Here’s the way the barricades looked in Happy Valley in April 2015, when an armed standoff kept the Iqaluit neighbourhood under a lockdown. (File photo)
• Iqaluit’s Happy Valley neighbourhood endures a three-day standoff in April 2015: The area was under a 41-hour lockdown as police dealt with an armed shooter. Nunavut Justice Paul Bychok later sentenced Jamie Mikijuk, 28, to less than the four-year mandatory minimum sentence due to his early guilty plea for recklessly discharging a firearm during the standoff. Crown lawyers later challenged the amount of jail time imposed, saying it fell below the mandatory minimum sentence for the crimes he committed. The Crown lawyers’ challenge was successful, so the accused’s jail time reverted to four years
• A child dies in a Coral Harbour knife attack in May 2016: Shepa Jar was later charged with one count of second-degree murder of her eight-year old daughter, along with two counts of attempted murder of her two young sons.
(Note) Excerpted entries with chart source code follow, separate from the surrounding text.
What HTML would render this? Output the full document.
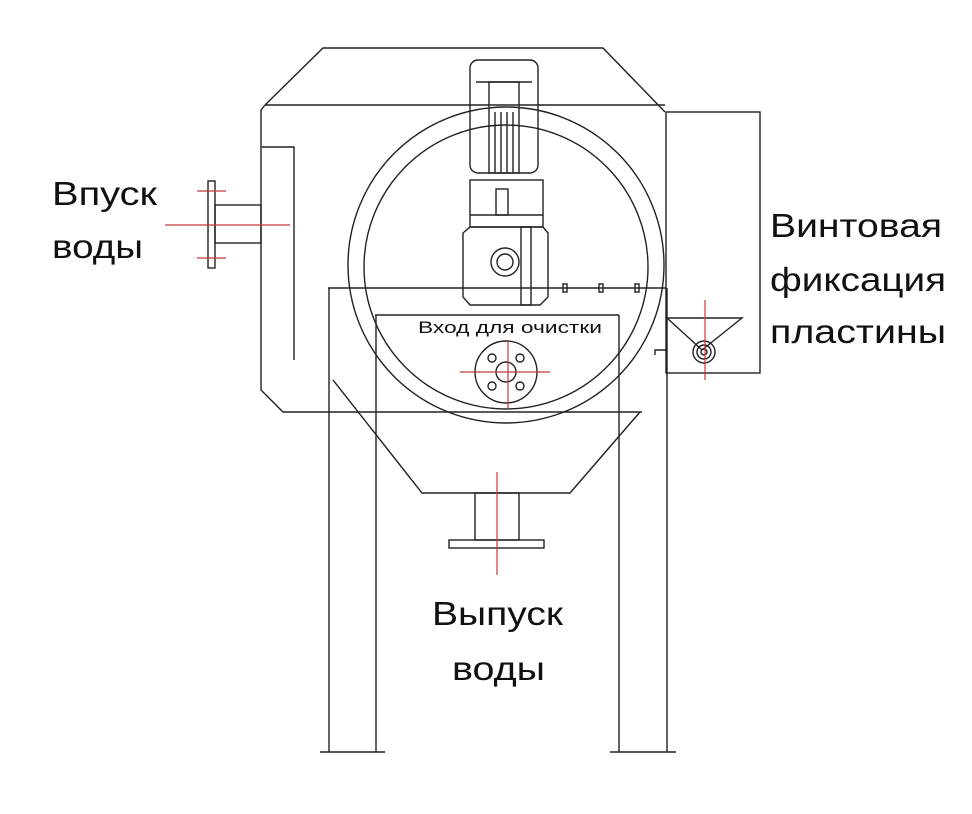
<!DOCTYPE html><html><head><meta charset="utf-8"><style>body{margin:0;background:#fff}svg{display:block}</style></head><body>
<svg width="972" height="814" viewBox="0 0 972 814" xmlns="http://www.w3.org/2000/svg" font-family="Liberation Sans, DejaVu Sans, sans-serif">
<g fill="none" stroke="#222" stroke-width="1.4">
<polyline points="265,105 323,48 603,48 665,112"/>
<polyline points="265,105 261,110 261,390 283,412 642,412"/>
<line x1="265" y1="105" x2="665" y2="105"/>
<polyline points="262,147 294,147 294,360"/>
<rect x="215" y="205" width="46" height="38"/>
<rect x="208" y="181" width="7" height="87"/>
<circle cx="506" cy="265" r="158"/>
<circle cx="506" cy="267" r="142"/>
<line x1="328" y1="288" x2="666" y2="288"/>
<line x1="375" y1="315" x2="619" y2="315"/>
<line x1="329" y1="288" x2="329" y2="752"/><line x1="376" y1="315" x2="376" y2="752"/>
<line x1="619" y1="315" x2="619" y2="752"/><line x1="667" y1="288" x2="667" y2="752"/>
<line x1="320" y1="752" x2="385" y2="752"/><line x1="610" y1="752" x2="676" y2="752"/>
<polyline points="333,380 422,493 570,493 640,412"/>
<rect x="475" y="493" width="44" height="47"/>
<rect x="449" y="540" width="95" height="8"/>
<rect x="470" y="60" width="68" height="113" rx="8"/>
<line x1="476" y1="82" x2="532" y2="82"/>
<rect x="489" y="82" width="30" height="91"/>
<line x1="495" y1="112" x2="495" y2="173"/><line x1="501" y1="112" x2="501" y2="173"/><line x1="507" y1="112" x2="507" y2="173"/><line x1="513" y1="112" x2="513" y2="173"/>
<rect x="470" y="180" width="73" height="47"/>
<line x1="470" y1="215" x2="543" y2="215"/>
<polygon points="463,233 470,227 543,227 548,233 548,297 540,305 470,305 463,297"/>
<circle cx="505" cy="262" r="14"/><circle cx="505" cy="262" r="8"/>
<rect x="521" y="227" width="10" height="78"/>
<rect x="496" y="189" width="12" height="26"/>
<rect x="563" y="284" width="4" height="8"/><rect x="599" y="284" width="4" height="8"/><rect x="635" y="284" width="4" height="8"/>
<circle cx="506" cy="372" r="31"/><circle cx="506" cy="372" r="10"/>
<circle cx="492" cy="358" r="4"/><circle cx="520" cy="358" r="4"/><circle cx="492" cy="386" r="4"/><circle cx="520" cy="386" r="4"/>
<rect x="666" y="112" width="94" height="261"/>
<polygon points="667,318 742,318 702,350"/>
<circle cx="704" cy="352" r="11"/><circle cx="704" cy="352" r="7"/><circle cx="704" cy="352" r="3"/>
<polyline points="655,355 655,350 666,350"/>
</g>
<g stroke="#c0393b" stroke-width="1.2">
<line x1="165" y1="225" x2="290" y2="225"/>
<line x1="197" y1="191" x2="226" y2="191"/><line x1="197" y1="258" x2="226" y2="258"/>
<line x1="460" y1="372" x2="550" y2="372"/><line x1="508" y1="340" x2="508" y2="408"/>
<line x1="497" y1="472" x2="497" y2="575"/>
<line x1="705" y1="300" x2="705" y2="380"/>
</g>
<g fill="#111" lengthAdjust="spacingAndGlyphs">
<text x="418" y="333" font-size="17" textLength="184" lengthAdjust="spacingAndGlyphs">Вход для очистки</text>
<text x="52" y="205" font-size="33" textLength="105" lengthAdjust="spacingAndGlyphs">Впуск</text>
<text x="52" y="258" font-size="33" textLength="91" lengthAdjust="spacingAndGlyphs">воды</text>
<text x="770" y="237" font-size="33" textLength="172" lengthAdjust="spacingAndGlyphs">Винтовая</text>
<text x="770" y="291" font-size="33" textLength="176" lengthAdjust="spacingAndGlyphs">фиксация</text>
<text x="770" y="343" font-size="33" textLength="176" lengthAdjust="spacingAndGlyphs">пластины</text>
<text x="432" y="625" font-size="33" textLength="131" lengthAdjust="spacingAndGlyphs">Выпуск</text>
<text x="452" y="680" font-size="33" textLength="93" lengthAdjust="spacingAndGlyphs">воды</text>
</g>
</svg>
</body></html>
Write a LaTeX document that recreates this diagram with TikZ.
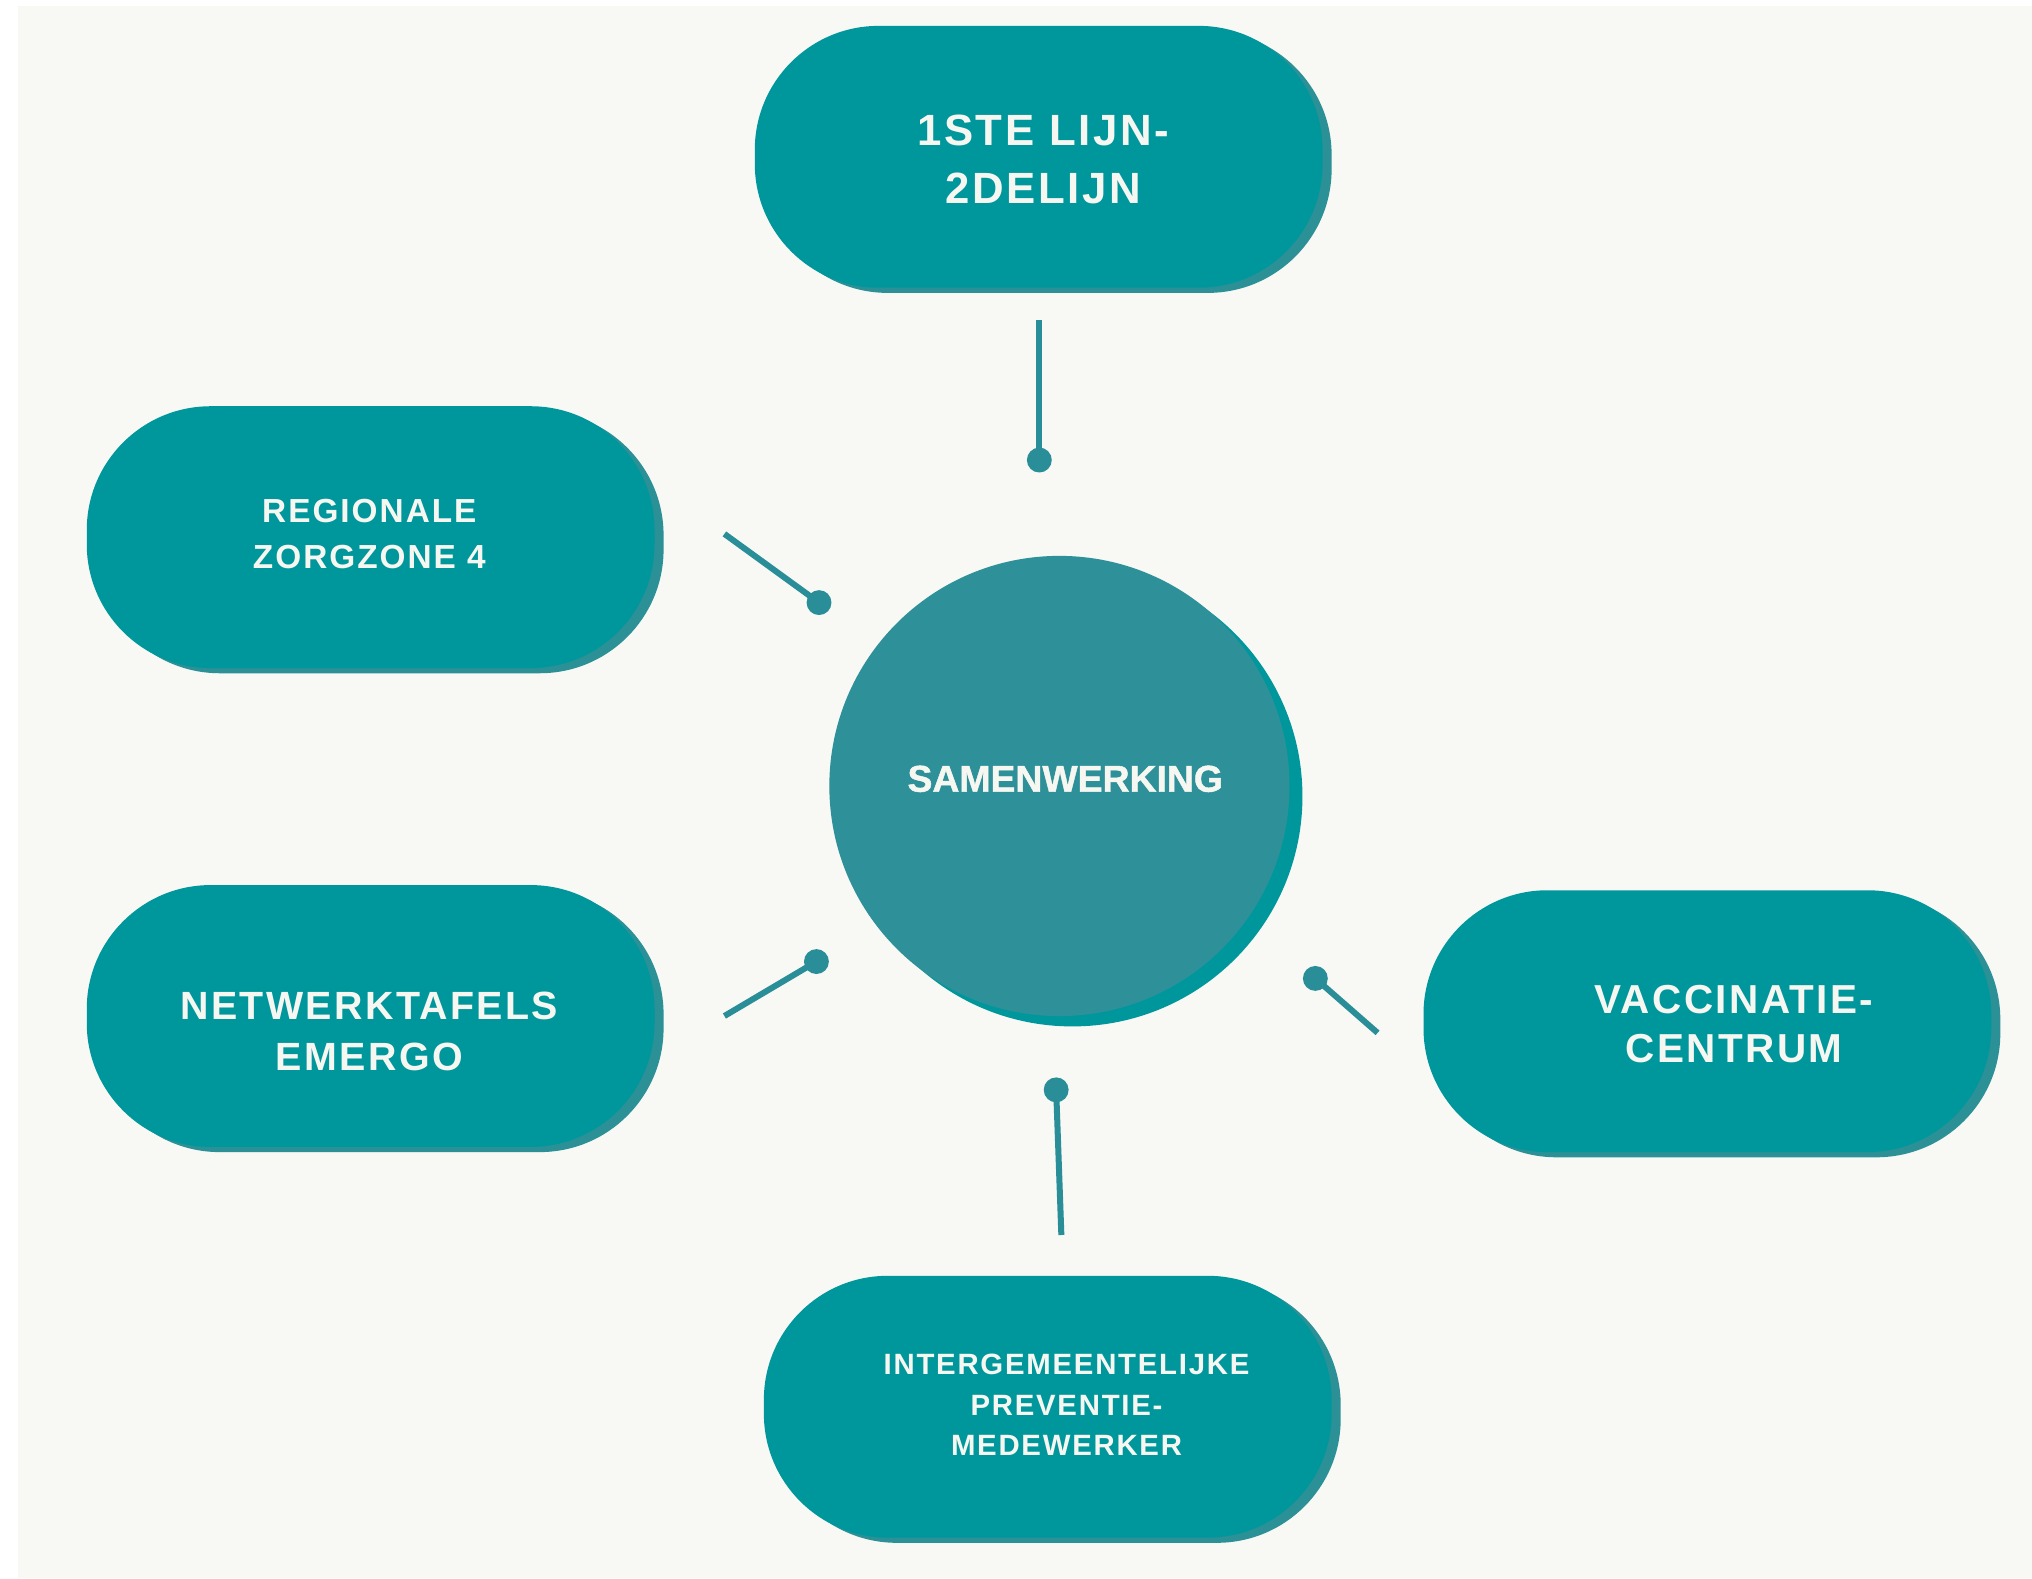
\documentclass[tikz,border=0pt]{standalone}
\usepackage{fontspec}
\setmainfont{Liberation Sans}
\newfontfamily\pillfont[LetterSpace=6]{Liberation Sans}
\newfontfamily\heavyfont[FakeBold=1.2]{Liberation Sans}
\definecolor{bgc}{HTML}{F8F8F4}
\definecolor{pillc}{HTML}{00979C}
\definecolor{pillsh}{HTML}{2C9097}
\definecolor{circc}{HTML}{2E9199}
\definecolor{circsh}{HTML}{00979C}
\definecolor{linec}{HTML}{2A8E98}
\definecolor{txtc}{HTML}{F7F7F2}
\begin{document}
\begin{tikzpicture}[x=0.025cm,y=-0.025cm,
  pillbox/.style={rectangle, rounded corners=68pt, minimum width=10.95cm, minimum height=5.05cm, inner sep=0pt, fill=pillc, draw=none},
  pillshadow/.style={pillbox, fill=pillsh},
  lbl/.style={text=txtc, align=center, inner sep=0pt},
  conn/.style={draw=linec, line width=3.3pt},
  knob/.style={fill=linec}]
\useasboundingbox (0,0) rectangle (1568,1217.7);
\fill[white] (0,0) rectangle (1568,1217.7);
\fill[bgc] (14,5) rectangle (1568,1217.7);

% central circle
\node[circle, fill=circsh, minimum size=8.875cm, inner sep=0pt] (cs) at (827.5,614.5) {};
\node[circle, fill=circc, minimum size=8.875cm, inner sep=0pt] (c) at (817.5,606.5) {};
\node[lbl, font=\heavyfont\bfseries\fontsize{20.5}{24}\selectfont] (ct) at (822,601) {SAMENWERKING};

% pills: shadows
\node[pillshadow] (s1) at (808.5,125) {};
\node[pillshadow] (s2) at (293,418.5) {};
\node[pillshadow] (s3) at (293,788) {};
\node[pillshadow] (s4) at (1324.5,792) {};
\node[pillshadow] (s5) at (815.5,1089.5) {};
% pills
\node[pillbox] (p1) at (801.5,121) {};
\node[pillbox] (p2) at (286,414.5) {};
\node[pillbox] (p3) at (286,784) {};
\node[pillbox] (p4) at (1317.5,788) {};
\node[pillbox] (p5) at (808.5,1085.5) {};

% labels
\node[lbl, font=\pillfont\bfseries\fontsize{24}{32}\selectfont] (t1) at (805,123) {1STE LIJN-\\2DELIJN};
\node[lbl, font=\pillfont\bfseries\fontsize{18.3}{25}\selectfont] (t2) at (285,412) {REGIONALE\\ZORGZONE 4};
\node[lbl, font=\pillfont\bfseries\fontsize{21.6}{28}\selectfont] (t3) at (285,796) {NETWERKTAFELS\\EMERGO};
\node[lbl, font=\pillfont\bfseries\fontsize{22.2}{27}\selectfont] (t4) at (1338,790) {VACCINATIE-\\CENTRUM};
\node[lbl, font=\pillfont\bfseries\fontsize{16.1}{22.4}\selectfont] (t5) at (823,1084) {INTERGEMEENTELIJKE\\PREVENTIE-\\MEDEWERKER};

% connectors
\coordinate (a1) at (802,247);  \coordinate (b1) at (802,355);
\coordinate (a2) at (559,412);  \coordinate (b2) at (632,465);
\coordinate (a3) at (559,784);  \coordinate (b3) at (630,742);
\coordinate (a4) at (1063,797); \coordinate (b4) at (1015,755);
\coordinate (a5) at (819,953);  \coordinate (b5) at (815,841);
\foreach \i in {1,...,5}{
  \draw[conn] (a\i) -- (b\i);
  \fill[knob] (b\i) circle[radius=0.24cm];
}
\end{tikzpicture}
\end{document}
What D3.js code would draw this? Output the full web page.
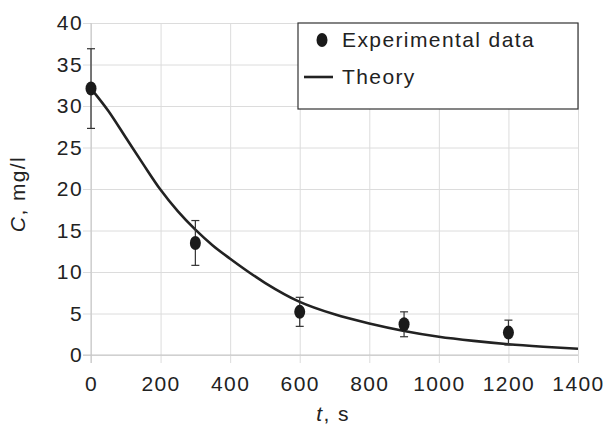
<!DOCTYPE html>
<html>
<head>
    <script src="https://d3js.org/d3.v7.min.js"></script>
    <style>
        body { margin: 0; background: #fff; }
        text { font-family: "Liberation Sans", Arial, sans-serif; fill: #222; letter-spacing: 1.4px; }
    </style>
</head>
<body>
    <div id="chart"></div>
<script>
    // experimental points
    const expT = [0, 300, 600, 900, 1200];
    const expC = [32.1, 13.5, 5.2, 3.7, 2.7];
    const expErr = [4.8, 2.7, 1.75, 1.5, 1.5];

    // theory curve
    const theoryT = [0, 50, 100, 150, 200, 250, 300, 350, 400, 500, 600, 700, 800, 900, 1000, 1100, 1200, 1300, 1400];
    const theoryC = [32.1, 29.4, 26.2, 23.0, 19.9, 17.3, 15.1, 13.2, 11.6, 8.7, 6.4, 4.9, 3.8, 2.9, 2.2, 1.7, 1.3, 1.0, 0.75];

    const xTicks = [0, 200, 400, 600, 800, 1000, 1200, 1400];
    const yTicks = [0, 5, 10, 15, 20, 25, 30, 35, 40];

    const W = 606, H = 439;
    const margin = {top: 23, right: 28, bottom: 84, left: 91};
    const width = W - margin.left - margin.right,
          height = H - margin.top - margin.bottom;

    const svg = d3.select("#chart").append("svg")
        .attr("width", W)
        .attr("height", H);
    const g = svg.append("g")
        .attr("transform", `translate(${margin.left},${margin.top})`);

    const x = d3.scaleLinear().domain([0, 1400]).range([0, width]);
    const y = d3.scaleLinear().domain([0, 40]).range([height, 0]);

    // grid + ticks
    const xAxis = g.append("g")
        .attr("transform", `translate(0,${height})`)
        .call(d3.axisBottom(x).tickValues(xTicks).tickFormat(d3.format("d"))
            .tickSize(-height).tickSizeOuter(0).tickPadding(21));
    xAxis.selectAll(".tick line").attr("stroke", "#dcdcdc").attr("y1", 8);
    xAxis.select(".domain").remove();
    xAxis.selectAll(".tick text").style("font-size", "21px").attr("fill", "#222");

    const yAxis = g.append("g")
        .call(d3.axisLeft(y).tickValues(yTicks).tickSize(-width).tickSizeOuter(0).tickPadding(8));
    yAxis.selectAll(".tick line").attr("stroke", "#dcdcdc").attr("x1", -8);
    yAxis.select(".domain").remove();
    yAxis.selectAll(".tick text").style("font-size", "21px").attr("fill", "#222");

    // axis lines (slightly darker)
    g.append("line").attr("x1", 0).attr("x2", 0).attr("y1", 0).attr("y2", height + 8)
        .attr("stroke", "#c4c4c4");
    g.append("line").attr("x1", -8).attr("x2", width).attr("y1", height).attr("y2", height)
        .attr("stroke", "#c4c4c4");

    // theory
    const theory = theoryT.map((t, i) => ({t: t, c: theoryC[i]}));
    g.append("path")
        .datum(theory)
        .attr("fill", "none")
        .attr("stroke", "#222")
        .attr("stroke-width", 2.6)
        .attr("d", d3.line().x(d => x(d.t)).y(d => y(d.c)).curve(d3.curveMonotoneX));

    // experimental data with error bars
    const pts = expT.map((t, i) => ({t: t, c: expC[i], e: expErr[i]}));
    const eb = g.selectAll(".err").data(pts).join("g").attr("class", "err")
        .attr("stroke", "#333").attr("stroke-width", 1.2);
    eb.append("line")
        .attr("x1", d => x(d.t)).attr("x2", d => x(d.t))
        .attr("y1", d => y(d.c + d.e)).attr("y2", d => y(d.c - d.e));
    eb.append("line")
        .attr("x1", d => x(d.t) - 4).attr("x2", d => x(d.t) + 4)
        .attr("y1", d => y(d.c + d.e)).attr("y2", d => y(d.c + d.e));
    eb.append("line")
        .attr("x1", d => x(d.t) - 4).attr("x2", d => x(d.t) + 4)
        .attr("y1", d => y(d.c - d.e)).attr("y2", d => y(d.c - d.e));

    g.selectAll(".pt").data(pts).join("ellipse")
        .attr("class", "pt")
        .attr("cx", d => x(d.t))
        .attr("cy", d => y(d.c))
        .attr("rx", 5.5).attr("ry", 7)
        .attr("fill", "#1a1a1a");

    // legend
    const lg = g.append("g").attr("transform", `translate(${width - 280},0)`);
    lg.append("rect").attr("width", 280).attr("height", 86)
        .attr("fill", "#fff").attr("stroke", "#333").attr("stroke-width", 1.2);
    lg.append("ellipse").attr("cx", 24).attr("cy", 17).attr("rx", 5.5).attr("ry", 7).attr("fill", "#1a1a1a");
    lg.append("text").attr("x", 44).attr("y", 24).style("font-size", "21px").text("Experimental data");
    lg.append("line").attr("x1", 6).attr("x2", 35).attr("y1", 54).attr("y2", 54)
        .attr("stroke", "#222").attr("stroke-width", 2.6);
    lg.append("text").attr("x", 44).attr("y", 61).style("font-size", "21px").text("Theory");

    // axis titles
    svg.append("text")
        .attr("transform", `translate(25,194) rotate(-90)`)
        .attr("text-anchor", "middle")
        .style("font-size", "21px")
        .html('<tspan font-style="italic">C</tspan>, mg/l');
    svg.append("text")
        .attr("x", 333)
        .attr("y", 421)
        .attr("text-anchor", "middle")
        .style("font-size", "21px")
        .html('<tspan font-style="italic">t</tspan>, s');
</script>
</body>
</html>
• A man in Cambridge Bay loses a fight to save his hands in 2016: Romeo Tucci, 37, suffered severe frostbite on his hands after remaining outside for too long. There was an effort to raise money to provide robotic hands to Tucci but the trained chef now has a feed on YouTube called the Hands Free Chef.
• Do feed the bears, Arctic researchers suggest in 2013: Nunavut polar bears might one day make the move away from their preferred diet of seal to store-bought foods such as “commercially-formulated bear chow,” a group of southern scientists suggested in a paper, “Rapid Ecosystem Change and Polar Bear Conservation” in the journal Conservation Letters. While feeding polar bears is a “radical” solution, they said, “future conditions may be well outside the range of past circumstances and necessitate very different actions than today.”